Data entries
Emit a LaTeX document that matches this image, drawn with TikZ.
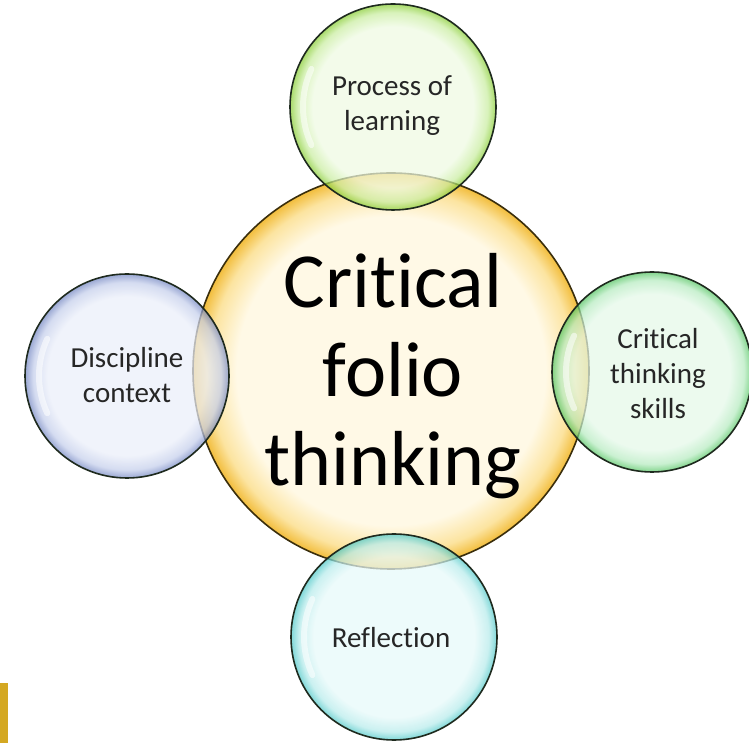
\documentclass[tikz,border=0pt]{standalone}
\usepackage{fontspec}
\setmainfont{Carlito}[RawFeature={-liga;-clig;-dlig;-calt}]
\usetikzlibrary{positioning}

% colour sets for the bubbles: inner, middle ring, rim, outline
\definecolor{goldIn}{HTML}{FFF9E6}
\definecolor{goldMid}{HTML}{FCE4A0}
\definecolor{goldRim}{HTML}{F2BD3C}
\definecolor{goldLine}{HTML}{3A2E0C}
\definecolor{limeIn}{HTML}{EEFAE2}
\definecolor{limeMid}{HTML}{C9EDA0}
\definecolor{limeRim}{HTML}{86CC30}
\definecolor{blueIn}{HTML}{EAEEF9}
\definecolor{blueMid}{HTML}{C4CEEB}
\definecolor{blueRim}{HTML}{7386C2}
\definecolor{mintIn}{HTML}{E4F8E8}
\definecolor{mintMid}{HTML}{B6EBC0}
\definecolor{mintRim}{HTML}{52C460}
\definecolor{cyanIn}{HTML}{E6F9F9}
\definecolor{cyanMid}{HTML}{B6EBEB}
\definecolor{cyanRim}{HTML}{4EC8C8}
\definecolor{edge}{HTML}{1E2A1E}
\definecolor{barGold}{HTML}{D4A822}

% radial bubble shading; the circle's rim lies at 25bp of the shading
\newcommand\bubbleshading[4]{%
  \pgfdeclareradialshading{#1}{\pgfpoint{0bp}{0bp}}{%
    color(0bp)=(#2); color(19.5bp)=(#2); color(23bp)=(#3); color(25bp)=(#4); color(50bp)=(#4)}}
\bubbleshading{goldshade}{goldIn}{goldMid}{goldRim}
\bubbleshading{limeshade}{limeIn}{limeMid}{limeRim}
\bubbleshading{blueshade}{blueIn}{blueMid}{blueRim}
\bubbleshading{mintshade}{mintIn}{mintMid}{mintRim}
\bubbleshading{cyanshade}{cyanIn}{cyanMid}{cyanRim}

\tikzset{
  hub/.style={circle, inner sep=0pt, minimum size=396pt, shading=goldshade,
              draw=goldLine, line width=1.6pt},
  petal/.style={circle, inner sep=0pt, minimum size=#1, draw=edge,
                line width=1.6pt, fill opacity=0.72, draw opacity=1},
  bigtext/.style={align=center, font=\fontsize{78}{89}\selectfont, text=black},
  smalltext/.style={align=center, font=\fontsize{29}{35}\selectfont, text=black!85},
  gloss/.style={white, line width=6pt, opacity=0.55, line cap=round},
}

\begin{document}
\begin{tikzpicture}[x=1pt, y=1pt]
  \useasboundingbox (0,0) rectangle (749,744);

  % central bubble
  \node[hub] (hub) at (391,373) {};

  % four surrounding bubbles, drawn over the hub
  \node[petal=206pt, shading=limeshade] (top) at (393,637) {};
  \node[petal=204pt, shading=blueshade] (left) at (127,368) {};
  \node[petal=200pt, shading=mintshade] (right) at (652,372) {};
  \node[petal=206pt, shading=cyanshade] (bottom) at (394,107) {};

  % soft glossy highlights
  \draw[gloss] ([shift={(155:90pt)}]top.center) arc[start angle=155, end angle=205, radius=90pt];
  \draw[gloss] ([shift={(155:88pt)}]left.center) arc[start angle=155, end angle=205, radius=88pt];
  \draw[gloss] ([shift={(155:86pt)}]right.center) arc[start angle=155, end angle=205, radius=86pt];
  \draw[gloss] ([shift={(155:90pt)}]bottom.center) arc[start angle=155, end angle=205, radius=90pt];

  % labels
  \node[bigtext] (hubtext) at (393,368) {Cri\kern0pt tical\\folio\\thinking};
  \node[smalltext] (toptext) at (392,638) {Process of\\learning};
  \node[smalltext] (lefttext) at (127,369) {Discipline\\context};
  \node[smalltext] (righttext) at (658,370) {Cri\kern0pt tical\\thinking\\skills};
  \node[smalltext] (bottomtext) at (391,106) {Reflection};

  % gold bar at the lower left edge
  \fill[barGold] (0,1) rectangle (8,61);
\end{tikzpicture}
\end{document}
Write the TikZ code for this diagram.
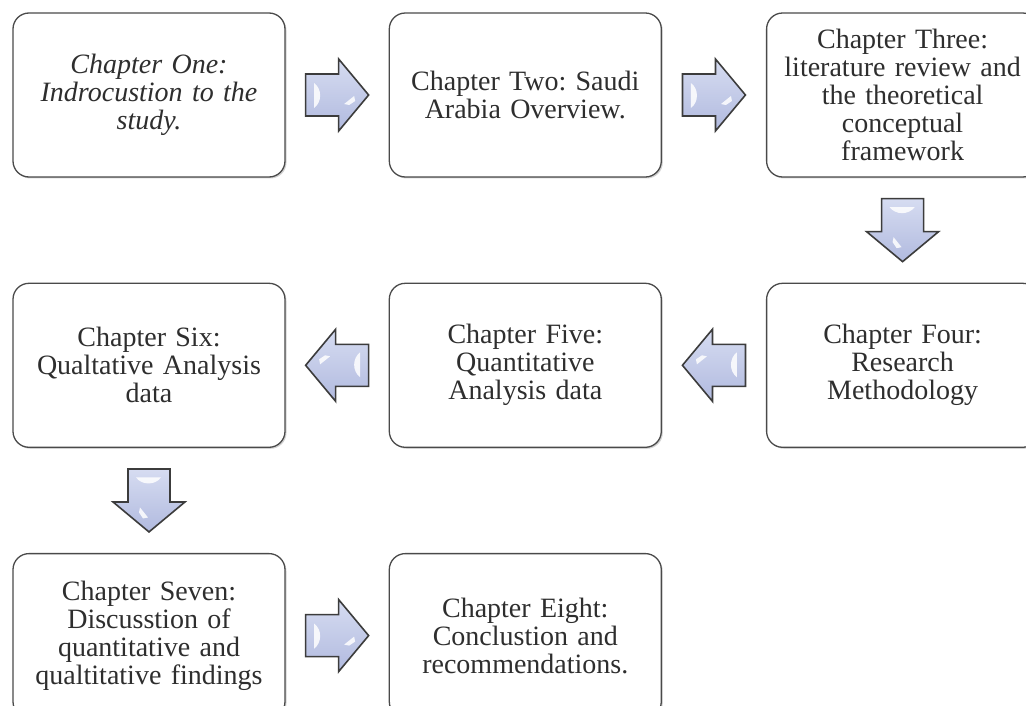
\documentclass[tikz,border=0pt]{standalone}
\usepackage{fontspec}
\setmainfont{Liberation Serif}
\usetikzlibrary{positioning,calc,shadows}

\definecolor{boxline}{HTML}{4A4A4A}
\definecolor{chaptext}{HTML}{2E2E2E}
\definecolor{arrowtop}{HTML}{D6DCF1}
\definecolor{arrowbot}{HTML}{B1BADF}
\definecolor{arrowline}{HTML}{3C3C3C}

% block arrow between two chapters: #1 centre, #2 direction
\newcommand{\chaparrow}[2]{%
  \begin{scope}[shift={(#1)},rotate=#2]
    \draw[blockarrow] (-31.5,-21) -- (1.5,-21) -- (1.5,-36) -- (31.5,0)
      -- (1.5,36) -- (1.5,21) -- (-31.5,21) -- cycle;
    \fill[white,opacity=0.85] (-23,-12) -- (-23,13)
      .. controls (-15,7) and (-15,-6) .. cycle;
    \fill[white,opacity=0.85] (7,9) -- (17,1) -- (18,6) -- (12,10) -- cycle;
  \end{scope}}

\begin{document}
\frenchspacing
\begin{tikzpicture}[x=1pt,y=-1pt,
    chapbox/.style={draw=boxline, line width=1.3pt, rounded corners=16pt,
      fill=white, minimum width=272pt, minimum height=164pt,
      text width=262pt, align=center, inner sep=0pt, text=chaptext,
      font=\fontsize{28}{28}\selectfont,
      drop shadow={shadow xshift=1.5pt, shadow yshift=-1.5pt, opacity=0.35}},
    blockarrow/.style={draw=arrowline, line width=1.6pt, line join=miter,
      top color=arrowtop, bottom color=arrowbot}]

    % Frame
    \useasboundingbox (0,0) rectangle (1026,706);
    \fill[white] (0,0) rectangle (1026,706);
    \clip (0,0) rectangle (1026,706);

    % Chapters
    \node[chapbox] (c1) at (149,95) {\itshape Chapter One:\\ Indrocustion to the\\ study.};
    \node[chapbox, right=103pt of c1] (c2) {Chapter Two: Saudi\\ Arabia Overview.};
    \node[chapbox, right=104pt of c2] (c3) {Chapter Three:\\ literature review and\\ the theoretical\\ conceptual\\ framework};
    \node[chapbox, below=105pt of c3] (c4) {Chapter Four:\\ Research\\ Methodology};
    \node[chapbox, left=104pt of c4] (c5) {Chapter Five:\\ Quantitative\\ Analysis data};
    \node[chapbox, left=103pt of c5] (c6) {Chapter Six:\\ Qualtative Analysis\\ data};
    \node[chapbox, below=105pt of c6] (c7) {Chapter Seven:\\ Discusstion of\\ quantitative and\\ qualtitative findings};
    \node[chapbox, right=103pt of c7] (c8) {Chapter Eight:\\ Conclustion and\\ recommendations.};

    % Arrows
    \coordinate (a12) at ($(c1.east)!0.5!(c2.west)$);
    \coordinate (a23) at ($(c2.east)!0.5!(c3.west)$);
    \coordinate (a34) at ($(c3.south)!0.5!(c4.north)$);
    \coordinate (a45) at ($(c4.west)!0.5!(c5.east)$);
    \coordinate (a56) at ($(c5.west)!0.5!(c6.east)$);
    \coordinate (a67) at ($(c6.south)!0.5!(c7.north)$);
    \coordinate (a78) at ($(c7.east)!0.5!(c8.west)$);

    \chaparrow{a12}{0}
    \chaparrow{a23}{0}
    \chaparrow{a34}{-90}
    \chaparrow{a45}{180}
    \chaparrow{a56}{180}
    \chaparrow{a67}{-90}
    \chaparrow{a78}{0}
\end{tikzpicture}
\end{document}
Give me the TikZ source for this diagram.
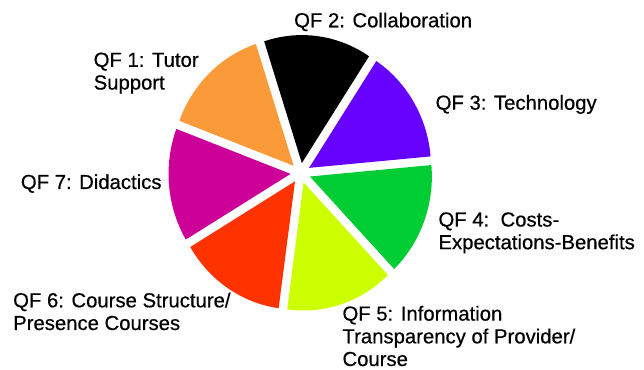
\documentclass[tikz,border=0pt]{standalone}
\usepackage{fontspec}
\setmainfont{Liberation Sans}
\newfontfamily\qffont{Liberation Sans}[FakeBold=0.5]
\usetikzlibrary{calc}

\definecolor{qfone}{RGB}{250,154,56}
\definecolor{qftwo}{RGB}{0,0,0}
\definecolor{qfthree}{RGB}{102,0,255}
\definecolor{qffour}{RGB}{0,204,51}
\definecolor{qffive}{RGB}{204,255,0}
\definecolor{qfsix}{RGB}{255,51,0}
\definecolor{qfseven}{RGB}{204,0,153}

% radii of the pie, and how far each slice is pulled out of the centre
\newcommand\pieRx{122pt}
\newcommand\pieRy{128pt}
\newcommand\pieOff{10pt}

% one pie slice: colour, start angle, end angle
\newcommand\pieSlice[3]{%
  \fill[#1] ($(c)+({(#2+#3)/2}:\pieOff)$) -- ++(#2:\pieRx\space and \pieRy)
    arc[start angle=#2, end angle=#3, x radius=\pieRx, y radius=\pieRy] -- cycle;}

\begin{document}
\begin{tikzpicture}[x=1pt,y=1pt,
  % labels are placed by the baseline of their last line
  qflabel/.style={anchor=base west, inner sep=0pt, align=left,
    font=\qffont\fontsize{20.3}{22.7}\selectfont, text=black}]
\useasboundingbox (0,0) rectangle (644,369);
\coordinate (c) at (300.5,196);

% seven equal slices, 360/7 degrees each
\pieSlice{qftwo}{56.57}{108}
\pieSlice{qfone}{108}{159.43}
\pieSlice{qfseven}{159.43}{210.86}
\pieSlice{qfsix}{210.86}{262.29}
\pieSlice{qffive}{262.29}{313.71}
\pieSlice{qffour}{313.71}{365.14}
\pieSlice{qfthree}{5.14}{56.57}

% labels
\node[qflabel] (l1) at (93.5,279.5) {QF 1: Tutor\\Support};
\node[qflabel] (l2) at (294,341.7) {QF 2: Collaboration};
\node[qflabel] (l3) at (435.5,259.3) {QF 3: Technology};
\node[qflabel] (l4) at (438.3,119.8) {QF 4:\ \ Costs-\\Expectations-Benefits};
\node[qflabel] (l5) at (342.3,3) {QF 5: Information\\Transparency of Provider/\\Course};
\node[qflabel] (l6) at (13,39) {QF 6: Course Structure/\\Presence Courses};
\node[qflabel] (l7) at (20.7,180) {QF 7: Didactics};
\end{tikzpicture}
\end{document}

→ PROBLEM: Each line with the string "drawn" in it needs to be found and copied.

→ COMPLETE RESPONSE:
Emit a LaTeX document that matches this image, drawn with TikZ.
  % four surrounding bubbles, drawn over the hub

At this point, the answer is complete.